• **Written exercise**: Your copy of the material below should match it exactly, except that it holds no pictures.
:: Information provided
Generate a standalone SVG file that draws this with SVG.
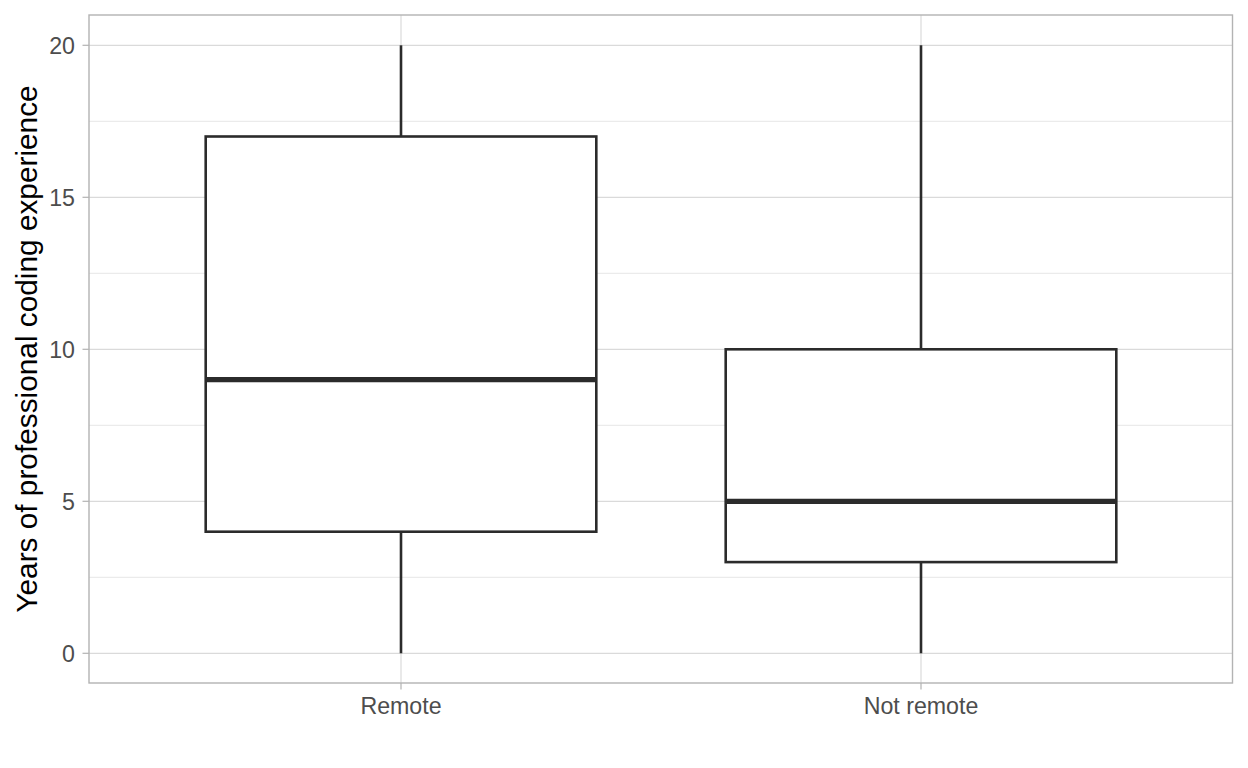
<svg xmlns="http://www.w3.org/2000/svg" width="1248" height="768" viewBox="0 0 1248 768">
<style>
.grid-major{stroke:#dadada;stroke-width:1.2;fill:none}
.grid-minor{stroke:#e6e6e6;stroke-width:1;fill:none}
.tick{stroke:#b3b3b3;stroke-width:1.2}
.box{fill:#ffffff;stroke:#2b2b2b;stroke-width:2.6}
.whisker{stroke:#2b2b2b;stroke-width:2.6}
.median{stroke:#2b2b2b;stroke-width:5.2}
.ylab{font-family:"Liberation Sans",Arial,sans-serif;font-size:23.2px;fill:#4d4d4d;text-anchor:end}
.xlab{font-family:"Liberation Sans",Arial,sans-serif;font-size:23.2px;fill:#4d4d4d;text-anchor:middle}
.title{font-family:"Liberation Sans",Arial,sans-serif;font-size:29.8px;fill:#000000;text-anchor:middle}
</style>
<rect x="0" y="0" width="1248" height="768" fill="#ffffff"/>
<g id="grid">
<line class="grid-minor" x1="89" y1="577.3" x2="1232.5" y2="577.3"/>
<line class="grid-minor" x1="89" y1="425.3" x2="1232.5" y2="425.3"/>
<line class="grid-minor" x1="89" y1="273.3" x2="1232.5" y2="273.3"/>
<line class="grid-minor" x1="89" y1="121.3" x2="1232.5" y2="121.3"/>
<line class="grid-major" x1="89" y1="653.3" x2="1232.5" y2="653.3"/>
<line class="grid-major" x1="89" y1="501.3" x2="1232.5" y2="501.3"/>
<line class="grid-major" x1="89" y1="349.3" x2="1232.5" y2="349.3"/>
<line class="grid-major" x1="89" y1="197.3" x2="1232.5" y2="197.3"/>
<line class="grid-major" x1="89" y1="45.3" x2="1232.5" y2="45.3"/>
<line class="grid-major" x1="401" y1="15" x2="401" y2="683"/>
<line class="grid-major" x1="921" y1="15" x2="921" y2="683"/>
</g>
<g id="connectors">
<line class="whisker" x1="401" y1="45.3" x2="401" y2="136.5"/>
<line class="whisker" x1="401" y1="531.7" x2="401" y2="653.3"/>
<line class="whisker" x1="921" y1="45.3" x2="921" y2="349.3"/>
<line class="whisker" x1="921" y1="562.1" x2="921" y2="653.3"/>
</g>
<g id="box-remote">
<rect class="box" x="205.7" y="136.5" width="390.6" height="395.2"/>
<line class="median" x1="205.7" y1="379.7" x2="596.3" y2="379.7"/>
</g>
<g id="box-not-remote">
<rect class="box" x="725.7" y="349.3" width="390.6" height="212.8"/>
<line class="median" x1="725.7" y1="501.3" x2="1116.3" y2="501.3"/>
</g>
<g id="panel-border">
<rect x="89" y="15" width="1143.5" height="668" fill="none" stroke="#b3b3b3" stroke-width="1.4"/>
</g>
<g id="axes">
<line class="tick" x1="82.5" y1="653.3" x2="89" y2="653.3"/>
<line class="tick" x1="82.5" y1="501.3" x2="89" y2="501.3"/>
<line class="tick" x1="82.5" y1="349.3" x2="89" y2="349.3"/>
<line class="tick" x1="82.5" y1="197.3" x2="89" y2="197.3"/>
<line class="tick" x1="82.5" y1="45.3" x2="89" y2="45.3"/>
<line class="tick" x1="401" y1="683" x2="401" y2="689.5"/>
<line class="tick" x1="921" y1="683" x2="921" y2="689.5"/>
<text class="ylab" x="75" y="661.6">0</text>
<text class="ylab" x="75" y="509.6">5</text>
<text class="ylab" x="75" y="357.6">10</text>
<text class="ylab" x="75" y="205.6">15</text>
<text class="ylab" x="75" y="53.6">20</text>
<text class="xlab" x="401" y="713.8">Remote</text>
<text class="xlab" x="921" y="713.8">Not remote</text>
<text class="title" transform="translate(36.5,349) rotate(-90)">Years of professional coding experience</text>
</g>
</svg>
::::
• **Exercise answer**:
Generate a standalone SVG file that draws this with SVG.
<svg xmlns="http://www.w3.org/2000/svg" width="1248" height="768" viewBox="0 0 1248 768">
<style>
.grid-major{stroke:#dadada;stroke-width:1.2;fill:none}
.grid-minor{stroke:#e6e6e6;stroke-width:1;fill:none}
.tick{stroke:#b3b3b3;stroke-width:1.2}
.box{fill:#ffffff;stroke:#2b2b2b;stroke-width:2.6}
.whisker{stroke:#2b2b2b;stroke-width:2.6}
.median{stroke:#2b2b2b;stroke-width:5.2}
.ylab{font-family:"Liberation Sans",Arial,sans-serif;font-size:23.2px;fill:#4d4d4d;text-anchor:end}
.xlab{font-family:"Liberation Sans",Arial,sans-serif;font-size:23.2px;fill:#4d4d4d;text-anchor:middle}
.title{font-family:"Liberation Sans",Arial,sans-serif;font-size:29.8px;fill:#000000;text-anchor:middle}
</style>
<rect x="0" y="0" width="1248" height="768" fill="#ffffff"/>
<g id="grid">
<line class="grid-minor" x1="89" y1="577.3" x2="1232.5" y2="577.3"/>
<line class="grid-minor" x1="89" y1="425.3" x2="1232.5" y2="425.3"/>
<line class="grid-minor" x1="89" y1="273.3" x2="1232.5" y2="273.3"/>
<line class="grid-minor" x1="89" y1="121.3" x2="1232.5" y2="121.3"/>
<line class="grid-major" x1="89" y1="653.3" x2="1232.5" y2="653.3"/>
<line class="grid-major" x1="89" y1="501.3" x2="1232.5" y2="501.3"/>
<line class="grid-major" x1="89" y1="349.3" x2="1232.5" y2="349.3"/>
<line class="grid-major" x1="89" y1="197.3" x2="1232.5" y2="197.3"/>
<line class="grid-major" x1="89" y1="45.3" x2="1232.5" y2="45.3"/>
<line class="grid-major" x1="401" y1="15" x2="401" y2="683"/>
<line class="grid-major" x1="921" y1="15" x2="921" y2="683"/>
</g>
<g id="connectors">
<line class="whisker" x1="401" y1="45.3" x2="401" y2="136.5"/>
<line class="whisker" x1="401" y1="531.7" x2="401" y2="653.3"/>
<line class="whisker" x1="921" y1="45.3" x2="921" y2="349.3"/>
<line class="whisker" x1="921" y1="562.1" x2="921" y2="653.3"/>
</g>
<g id="box-remote">
<rect class="box" x="205.7" y="136.5" width="390.6" height="395.2"/>
<line class="median" x1="205.7" y1="379.7" x2="596.3" y2="379.7"/>
</g>
<g id="box-not-remote">
<rect class="box" x="725.7" y="349.3" width="390.6" height="212.8"/>
<line class="median" x1="725.7" y1="501.3" x2="1116.3" y2="501.3"/>
</g>
<g id="panel-border">
<rect x="89" y="15" width="1143.5" height="668" fill="none" stroke="#b3b3b3" stroke-width="1.4"/>
</g>
<g id="axes">
<line class="tick" x1="82.5" y1="653.3" x2="89" y2="653.3"/>
<line class="tick" x1="82.5" y1="501.3" x2="89" y2="501.3"/>
<line class="tick" x1="82.5" y1="349.3" x2="89" y2="349.3"/>
<line class="tick" x1="82.5" y1="197.3" x2="89" y2="197.3"/>
<line class="tick" x1="82.5" y1="45.3" x2="89" y2="45.3"/>
<line class="tick" x1="401" y1="683" x2="401" y2="689.5"/>
<line class="tick" x1="921" y1="683" x2="921" y2="689.5"/>
<text class="ylab" x="75" y="661.6">0</text>
<text class="ylab" x="75" y="509.6">5</text>
<text class="ylab" x="75" y="357.6">10</text>
<text class="ylab" x="75" y="205.6">15</text>
<text class="ylab" x="75" y="53.6">20</text>
<text class="xlab" x="401" y="713.8">Remote</text>
<text class="xlab" x="921" y="713.8">Not remote</text>
<text class="title" transform="translate(36.5,349) rotate(-90)">Years of professional coding experience</text>
</g>
</svg>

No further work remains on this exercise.